## begin DATASET CONTENT

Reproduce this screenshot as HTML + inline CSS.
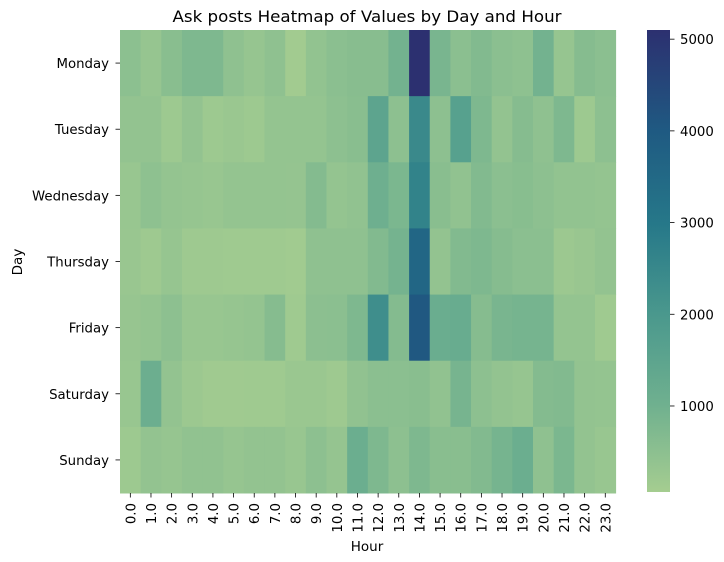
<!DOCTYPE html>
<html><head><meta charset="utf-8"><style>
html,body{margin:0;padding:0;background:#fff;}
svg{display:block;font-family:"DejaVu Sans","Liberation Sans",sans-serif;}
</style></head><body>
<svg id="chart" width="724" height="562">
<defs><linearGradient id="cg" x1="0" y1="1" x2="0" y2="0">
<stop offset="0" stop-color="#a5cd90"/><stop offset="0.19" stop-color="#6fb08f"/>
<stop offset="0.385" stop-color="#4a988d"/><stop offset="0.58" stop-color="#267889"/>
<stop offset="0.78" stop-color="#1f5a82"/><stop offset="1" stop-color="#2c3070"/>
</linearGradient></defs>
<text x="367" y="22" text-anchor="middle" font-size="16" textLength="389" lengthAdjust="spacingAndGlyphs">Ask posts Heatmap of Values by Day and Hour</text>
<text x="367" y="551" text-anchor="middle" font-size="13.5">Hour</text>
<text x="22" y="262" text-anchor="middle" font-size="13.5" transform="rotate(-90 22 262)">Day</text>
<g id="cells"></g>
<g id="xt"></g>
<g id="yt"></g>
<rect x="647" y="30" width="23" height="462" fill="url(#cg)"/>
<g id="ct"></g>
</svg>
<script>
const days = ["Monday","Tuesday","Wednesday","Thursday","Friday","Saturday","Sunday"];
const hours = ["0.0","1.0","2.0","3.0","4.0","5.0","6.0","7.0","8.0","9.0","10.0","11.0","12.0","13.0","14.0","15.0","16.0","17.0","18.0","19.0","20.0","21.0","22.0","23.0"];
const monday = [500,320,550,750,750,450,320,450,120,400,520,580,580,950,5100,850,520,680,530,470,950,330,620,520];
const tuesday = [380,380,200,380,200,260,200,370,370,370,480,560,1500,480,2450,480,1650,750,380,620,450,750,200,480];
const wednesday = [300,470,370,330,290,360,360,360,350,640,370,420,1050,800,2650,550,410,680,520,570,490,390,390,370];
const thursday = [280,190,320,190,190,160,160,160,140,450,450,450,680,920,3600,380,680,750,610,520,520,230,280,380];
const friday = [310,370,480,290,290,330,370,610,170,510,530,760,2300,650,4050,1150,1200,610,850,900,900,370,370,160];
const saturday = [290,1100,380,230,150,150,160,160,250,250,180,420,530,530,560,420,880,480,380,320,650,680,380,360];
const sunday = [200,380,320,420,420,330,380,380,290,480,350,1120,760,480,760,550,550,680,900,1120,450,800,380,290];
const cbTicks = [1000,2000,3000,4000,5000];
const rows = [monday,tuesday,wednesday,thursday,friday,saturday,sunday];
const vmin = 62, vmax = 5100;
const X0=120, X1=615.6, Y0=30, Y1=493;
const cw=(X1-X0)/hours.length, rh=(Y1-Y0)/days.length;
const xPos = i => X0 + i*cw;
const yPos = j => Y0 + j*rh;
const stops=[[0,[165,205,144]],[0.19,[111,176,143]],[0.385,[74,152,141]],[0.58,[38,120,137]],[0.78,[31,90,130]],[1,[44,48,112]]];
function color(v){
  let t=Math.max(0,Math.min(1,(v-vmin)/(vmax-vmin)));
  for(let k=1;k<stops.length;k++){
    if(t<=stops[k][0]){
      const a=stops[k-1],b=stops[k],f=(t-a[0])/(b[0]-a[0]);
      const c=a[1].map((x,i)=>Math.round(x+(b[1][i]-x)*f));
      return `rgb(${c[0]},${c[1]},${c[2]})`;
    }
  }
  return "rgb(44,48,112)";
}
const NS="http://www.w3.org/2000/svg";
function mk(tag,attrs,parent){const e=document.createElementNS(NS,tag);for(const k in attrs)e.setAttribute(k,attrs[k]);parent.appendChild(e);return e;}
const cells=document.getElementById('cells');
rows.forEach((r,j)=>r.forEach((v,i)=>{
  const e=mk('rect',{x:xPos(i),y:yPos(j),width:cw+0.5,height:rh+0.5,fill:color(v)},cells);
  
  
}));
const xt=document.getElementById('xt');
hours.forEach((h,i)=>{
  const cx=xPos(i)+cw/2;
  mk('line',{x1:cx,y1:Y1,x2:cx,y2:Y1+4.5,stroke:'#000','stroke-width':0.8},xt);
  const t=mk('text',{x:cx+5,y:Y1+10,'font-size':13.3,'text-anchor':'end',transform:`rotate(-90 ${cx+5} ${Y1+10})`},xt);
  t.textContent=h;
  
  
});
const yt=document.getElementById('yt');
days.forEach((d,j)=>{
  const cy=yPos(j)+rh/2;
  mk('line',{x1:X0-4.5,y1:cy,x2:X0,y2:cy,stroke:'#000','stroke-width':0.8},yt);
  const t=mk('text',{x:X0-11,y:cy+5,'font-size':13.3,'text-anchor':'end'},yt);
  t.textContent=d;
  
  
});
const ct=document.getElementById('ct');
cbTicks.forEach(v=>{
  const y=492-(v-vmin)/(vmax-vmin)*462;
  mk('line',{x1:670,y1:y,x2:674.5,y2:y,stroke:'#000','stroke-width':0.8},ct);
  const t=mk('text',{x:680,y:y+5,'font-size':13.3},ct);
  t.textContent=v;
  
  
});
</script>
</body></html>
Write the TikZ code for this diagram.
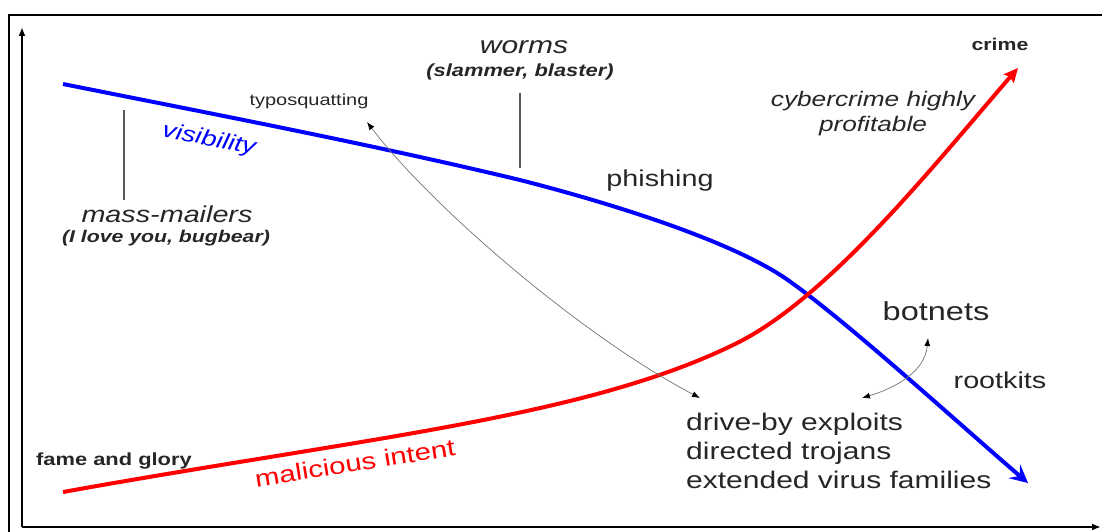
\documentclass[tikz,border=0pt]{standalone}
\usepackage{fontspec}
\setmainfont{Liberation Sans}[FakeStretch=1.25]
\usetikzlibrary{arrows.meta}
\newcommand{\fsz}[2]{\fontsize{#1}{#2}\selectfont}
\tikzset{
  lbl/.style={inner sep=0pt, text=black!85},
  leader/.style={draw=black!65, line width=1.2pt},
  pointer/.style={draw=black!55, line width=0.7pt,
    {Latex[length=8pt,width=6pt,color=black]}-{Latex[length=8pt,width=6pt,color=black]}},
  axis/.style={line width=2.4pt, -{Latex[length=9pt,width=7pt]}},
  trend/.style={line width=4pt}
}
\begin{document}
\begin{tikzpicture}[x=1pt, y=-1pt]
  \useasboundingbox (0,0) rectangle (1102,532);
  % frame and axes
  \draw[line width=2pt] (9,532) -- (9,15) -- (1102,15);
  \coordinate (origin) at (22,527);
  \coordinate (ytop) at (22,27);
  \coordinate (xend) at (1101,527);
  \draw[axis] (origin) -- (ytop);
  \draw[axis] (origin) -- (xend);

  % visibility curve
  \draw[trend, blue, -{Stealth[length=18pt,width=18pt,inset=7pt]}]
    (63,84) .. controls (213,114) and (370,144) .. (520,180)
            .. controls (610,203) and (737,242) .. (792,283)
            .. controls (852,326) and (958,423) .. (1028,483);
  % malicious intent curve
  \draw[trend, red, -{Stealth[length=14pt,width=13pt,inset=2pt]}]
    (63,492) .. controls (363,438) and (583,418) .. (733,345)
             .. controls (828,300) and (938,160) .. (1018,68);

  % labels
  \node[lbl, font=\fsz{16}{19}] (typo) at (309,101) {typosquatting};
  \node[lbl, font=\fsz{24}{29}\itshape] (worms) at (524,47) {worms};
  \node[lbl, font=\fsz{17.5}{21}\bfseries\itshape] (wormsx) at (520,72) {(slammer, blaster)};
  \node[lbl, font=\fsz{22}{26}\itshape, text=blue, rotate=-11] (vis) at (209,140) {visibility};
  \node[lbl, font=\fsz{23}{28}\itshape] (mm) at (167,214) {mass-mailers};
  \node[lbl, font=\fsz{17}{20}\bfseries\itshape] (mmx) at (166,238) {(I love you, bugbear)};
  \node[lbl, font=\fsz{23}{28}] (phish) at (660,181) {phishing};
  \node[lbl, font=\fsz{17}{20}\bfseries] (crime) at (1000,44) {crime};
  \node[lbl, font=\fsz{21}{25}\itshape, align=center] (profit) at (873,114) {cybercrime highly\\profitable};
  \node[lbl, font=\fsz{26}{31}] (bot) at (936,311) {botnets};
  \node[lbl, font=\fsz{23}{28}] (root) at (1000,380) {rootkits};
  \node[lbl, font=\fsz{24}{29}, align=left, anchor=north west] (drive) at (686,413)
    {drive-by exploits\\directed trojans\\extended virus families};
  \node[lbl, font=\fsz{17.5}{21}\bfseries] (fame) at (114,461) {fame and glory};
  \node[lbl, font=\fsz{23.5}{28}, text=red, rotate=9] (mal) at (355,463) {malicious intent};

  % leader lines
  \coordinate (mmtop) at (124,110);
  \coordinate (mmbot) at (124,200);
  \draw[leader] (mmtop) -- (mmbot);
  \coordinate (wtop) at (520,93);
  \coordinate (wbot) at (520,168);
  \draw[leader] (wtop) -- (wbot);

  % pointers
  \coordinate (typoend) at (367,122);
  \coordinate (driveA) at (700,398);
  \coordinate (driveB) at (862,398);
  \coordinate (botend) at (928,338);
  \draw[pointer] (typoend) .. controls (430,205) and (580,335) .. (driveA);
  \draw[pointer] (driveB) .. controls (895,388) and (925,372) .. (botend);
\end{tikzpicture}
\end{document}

## end DATASET CONTENT

SHORT TASK
Using the records above, copy each line that contains "this".

REPLY TO THE TASK
Reproduce this screenshot as HTML + inline CSS.
Write the TikZ code for this diagram.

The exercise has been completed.